BC3 President Testifies Before State Senate Leaders

Butler County Community College’s President Dr. Nicholas Neupauer
Butler County Community College’s President Dr. Nicholas Neupauer testified
Monday before joint state Senate panels about measures Pennsylvania’s 14 community colleges are taking to ensure informed borrowing decisions by families and students and to ameliorate a student loan default rate of 15 percent.
Neupauer, also the immediate past chairman of the Pennsylvania Commission for
Community Colleges, told the Senate Majority Policy and Senate Education committees that community colleges collectively enroll the highest number of students and are the least-expensive public postsecondary option in Pennsylvania, with annual tuition averaging $4,132 in sponsored districts.
Many of those 318,000 students rely on federal and state financial aid programs,
Neupauer said, and some receive scholarships. For those who pursue loans, community colleges such as his are improving financial literacy programs.
“Pennsylvania’s community college leadership is keenly aware of our responsibility to ensure that our students make wise financial decisions, particularly when borrowing money for educational purposes,” Neupauer testified. “The colleges are committed to providing high-quality financial education to our students to ensure that they fully understand the consequences of loans on their future and principles of borrowing and debt management.”
Those schools offer an extensive menu of education and counseling to promote financial literacy and improve student understanding of the financial obligations of attendance and loans, according to Neupauer.
BC3 offers financial literacy content in its College Success Skills class, which includes a Financial Literacy 101 course every semester that teaches students how to create a budget, the importance of savings and how finances affect financial well-being.
Additionally, Neupauer told the state Senate panels, BC3’s financial aid office does not “auto-package” loans. Instead, it requires students to complete a separate loan request form and uses that opportunity to educate the student about borrowing.
“Our goal and success is that students understand what their actual costs are and what they need to borrow,” Neupauer said.

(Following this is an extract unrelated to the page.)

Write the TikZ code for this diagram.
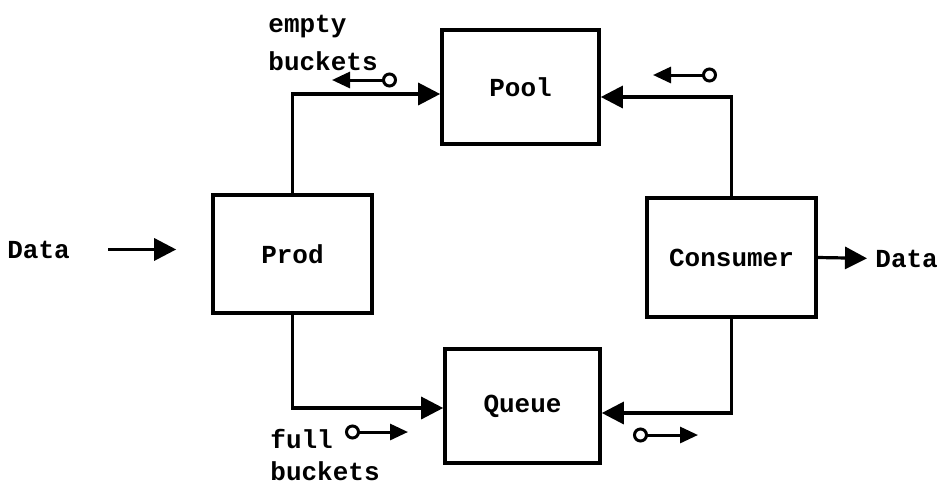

Neupauer cited as another example the efforts at Bucks County Community College, which offers a range of financial education opportunities and counseling for students, with checkpoints to ensure that students are informed before a loan is certified or processed. In addition to resources on the Bucks County Community College webpage, video sessions and financial literacy workshops at all campus locations, the school conducts loan information sessions so that students have the opportunity to know what they have borrowed and what they will owe when they leave.
Fifteen percent of Pennsylvania community college students default on loans. At BC3, it’s 11.1 percent, the second-lowest average among the 14 schools, according to Neupauer, who stressed to senators that the problem is not confined to community college students or those with low incomes.
“A report issued by the Federal Reserve Board in May found that 46 percent of adults surveyed said that they did not have the funds to cover a $400 emergency expense, or would either borrow money or sell something to come up with the money,” Neupauer said. “Improved financial literacy and financial education is needed across the population.”